I had probably walked about 10 or so feet past her, when all the sudden she starts SCREAMING at me (can’t remember exact phrases, something like this). “Don’t you f’n laugh at me! Don’t you f’n laugh at me you b****! I’m gonna make you my b**** you f’n b****! I’m going to get you!”
I started walking a bit faster, then slowed down, as the screaming died out and seemed to stop. I glanced back, and noticed that she was walking after me (had followed me about 10 feet or so). I started walking faster now, and she started screaming and threatening me again. When I reached the corner to cross the road, and was waiting with a large group of people, I didn’t hear or see her anymore. I assumed she went retreated and went back to her stuff, and that was the end of it.
I continued to work, walking about 4 more blocks down the road. Glanced back a couple times, didn’t see her. I’m waiting to cross the street to get to my work, and all the sudden I hear her screaming again. I look in the direction of where the screaming is coming from, and she is RUNNING down the road, screaming at me and screaming threats. She was easily less than 30 feet away. I was about a minute from my work, so I ran across the road illegally, and sprinted to work full speed. I didn’t look back, but it sounded like she was still running after me, and was getting closer.
I ran inside my work, and told the front desk people what happened, in case she came inside. Our office has blinds covering all the windows, so you can’t see the inside from the street. I went straight to the back to clock in, started my shift, and didn’t look to see if she was out there or not. I was pretty shooken up, so I just wanted to start work and move on.
Normally I walk home as well, but I got a ride that evening.
Today, I went to take my dog on a walk. When we reached the lake, a lady who I think was homeless intensely stared at me (I didn’t look at her at all, I was just walking the direction where she was on the sidewalk) and made me feel really uncomfortable. My whole walk, I felt so scared and on edge the entire time. There were families and people walking around all around, it really is a safe area. A man in a wheel chair side hello to my dog as we walked by, and I felt so nervous. When we reached our large grassy off-leash spot, I started getting teary-eyed and panicking because I felt so vulnerable. I just wanted to sit with my back against the wall so I could feel safer. Normally I run around with her, but I was so panicky I just wanted to stand with my back against something.

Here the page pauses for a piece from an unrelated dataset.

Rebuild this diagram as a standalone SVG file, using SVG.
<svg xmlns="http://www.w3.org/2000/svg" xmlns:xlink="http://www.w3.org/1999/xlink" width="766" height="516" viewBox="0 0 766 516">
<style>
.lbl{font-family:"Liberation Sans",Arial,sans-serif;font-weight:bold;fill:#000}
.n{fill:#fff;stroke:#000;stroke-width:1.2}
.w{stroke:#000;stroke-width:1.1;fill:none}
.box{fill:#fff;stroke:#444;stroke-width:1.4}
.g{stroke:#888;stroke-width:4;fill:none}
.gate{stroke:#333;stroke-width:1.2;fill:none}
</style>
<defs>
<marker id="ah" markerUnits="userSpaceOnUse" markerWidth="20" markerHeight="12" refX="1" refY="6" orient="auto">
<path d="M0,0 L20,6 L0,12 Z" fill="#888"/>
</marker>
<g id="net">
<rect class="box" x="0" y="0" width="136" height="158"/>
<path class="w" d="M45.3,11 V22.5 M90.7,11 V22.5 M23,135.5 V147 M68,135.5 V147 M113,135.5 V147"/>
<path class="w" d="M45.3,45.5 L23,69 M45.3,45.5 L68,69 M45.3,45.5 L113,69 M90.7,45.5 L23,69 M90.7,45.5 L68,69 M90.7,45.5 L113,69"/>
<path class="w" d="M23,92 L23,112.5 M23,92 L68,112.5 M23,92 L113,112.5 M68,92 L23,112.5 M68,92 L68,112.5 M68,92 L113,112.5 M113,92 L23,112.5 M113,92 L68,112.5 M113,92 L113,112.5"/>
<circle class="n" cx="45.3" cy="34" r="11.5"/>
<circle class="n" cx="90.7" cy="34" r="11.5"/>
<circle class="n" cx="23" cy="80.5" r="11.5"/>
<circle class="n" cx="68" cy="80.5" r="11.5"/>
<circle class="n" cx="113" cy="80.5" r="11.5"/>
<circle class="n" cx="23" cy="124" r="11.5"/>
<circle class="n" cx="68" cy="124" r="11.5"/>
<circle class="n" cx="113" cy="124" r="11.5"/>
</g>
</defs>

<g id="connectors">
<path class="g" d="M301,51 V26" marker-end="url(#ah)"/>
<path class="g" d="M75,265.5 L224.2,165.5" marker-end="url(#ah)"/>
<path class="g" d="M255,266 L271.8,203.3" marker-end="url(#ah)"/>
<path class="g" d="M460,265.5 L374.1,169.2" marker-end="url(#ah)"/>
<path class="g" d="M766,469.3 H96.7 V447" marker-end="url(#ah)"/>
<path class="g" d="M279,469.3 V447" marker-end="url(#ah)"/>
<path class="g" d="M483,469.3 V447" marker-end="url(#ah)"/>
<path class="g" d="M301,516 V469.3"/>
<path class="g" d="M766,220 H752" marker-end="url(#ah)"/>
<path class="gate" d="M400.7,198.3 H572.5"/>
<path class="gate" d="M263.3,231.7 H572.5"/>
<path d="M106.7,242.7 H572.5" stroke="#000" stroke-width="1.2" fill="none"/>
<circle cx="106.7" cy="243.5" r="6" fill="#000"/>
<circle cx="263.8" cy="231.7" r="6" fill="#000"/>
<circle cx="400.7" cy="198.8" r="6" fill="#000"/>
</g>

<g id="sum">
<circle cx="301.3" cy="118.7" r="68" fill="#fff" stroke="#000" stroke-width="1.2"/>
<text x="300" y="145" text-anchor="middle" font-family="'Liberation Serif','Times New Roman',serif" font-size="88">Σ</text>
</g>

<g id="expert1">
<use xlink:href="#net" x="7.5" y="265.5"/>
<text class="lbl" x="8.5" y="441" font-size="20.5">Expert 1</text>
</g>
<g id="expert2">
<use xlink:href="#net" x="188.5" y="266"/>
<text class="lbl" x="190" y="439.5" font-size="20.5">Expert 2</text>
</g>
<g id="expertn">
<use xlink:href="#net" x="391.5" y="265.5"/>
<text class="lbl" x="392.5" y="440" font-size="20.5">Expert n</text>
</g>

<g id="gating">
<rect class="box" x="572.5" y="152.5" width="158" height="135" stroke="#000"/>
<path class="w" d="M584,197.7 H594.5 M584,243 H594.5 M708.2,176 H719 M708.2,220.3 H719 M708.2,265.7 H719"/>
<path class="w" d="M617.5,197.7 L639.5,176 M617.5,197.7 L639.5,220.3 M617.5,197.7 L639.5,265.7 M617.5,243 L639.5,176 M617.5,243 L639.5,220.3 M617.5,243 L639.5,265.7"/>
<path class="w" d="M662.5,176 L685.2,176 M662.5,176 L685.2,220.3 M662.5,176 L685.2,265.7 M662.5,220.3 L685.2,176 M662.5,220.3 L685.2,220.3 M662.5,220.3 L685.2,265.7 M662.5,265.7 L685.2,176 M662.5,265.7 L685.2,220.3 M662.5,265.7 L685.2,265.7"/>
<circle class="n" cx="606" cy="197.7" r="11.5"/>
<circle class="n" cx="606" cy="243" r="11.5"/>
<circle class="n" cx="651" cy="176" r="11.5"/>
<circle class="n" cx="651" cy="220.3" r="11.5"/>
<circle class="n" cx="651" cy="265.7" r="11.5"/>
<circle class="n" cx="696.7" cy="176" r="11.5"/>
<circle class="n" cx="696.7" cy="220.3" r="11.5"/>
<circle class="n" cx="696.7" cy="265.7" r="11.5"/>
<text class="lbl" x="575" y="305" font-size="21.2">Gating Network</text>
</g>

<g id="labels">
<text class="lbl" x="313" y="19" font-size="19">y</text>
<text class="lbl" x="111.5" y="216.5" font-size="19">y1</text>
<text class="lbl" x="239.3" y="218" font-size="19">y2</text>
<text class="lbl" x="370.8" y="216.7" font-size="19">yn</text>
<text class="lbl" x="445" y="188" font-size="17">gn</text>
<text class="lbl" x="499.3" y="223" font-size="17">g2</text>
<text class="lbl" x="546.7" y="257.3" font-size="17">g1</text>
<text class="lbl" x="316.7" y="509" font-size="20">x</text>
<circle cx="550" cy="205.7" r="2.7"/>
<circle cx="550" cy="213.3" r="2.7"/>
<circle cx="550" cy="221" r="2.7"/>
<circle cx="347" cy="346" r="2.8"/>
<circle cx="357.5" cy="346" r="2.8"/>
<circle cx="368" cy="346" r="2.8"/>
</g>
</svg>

Walking is my normal way of getting around, and I am so anxious now to leave my home and to walk to work tomorrow. I think had the lady not stared at me while I was walking my dog this afternoon, I would have been less upset by it all.
To answer the inevitable questions- no I don’t carry pepper spray but I know I should and plan to get some. Two, I was contemplating calling the police, but none of my coworkers made it seem like it was that big of a deal, so I didn’t. Three, I can’t change my walking route without adding at least 10-15 minutes to my walk. I am going to walk on the opposite side of the road though, and plan it so I cross with large groups and avoid looking or talking to anyone. Four, I’m looking into self-defense classes for women.
Living in metro areas and walking a lot, I’m used to randomly being screamed and yelled at by unstable people on the street. I can brush that off easily. I’ve had people follow me for a few feet while shouting threatening things, but then stopping. It is the fact that I was followed for such a great distance without knowing it, that makes me feel on edge now. I don’t feel safe.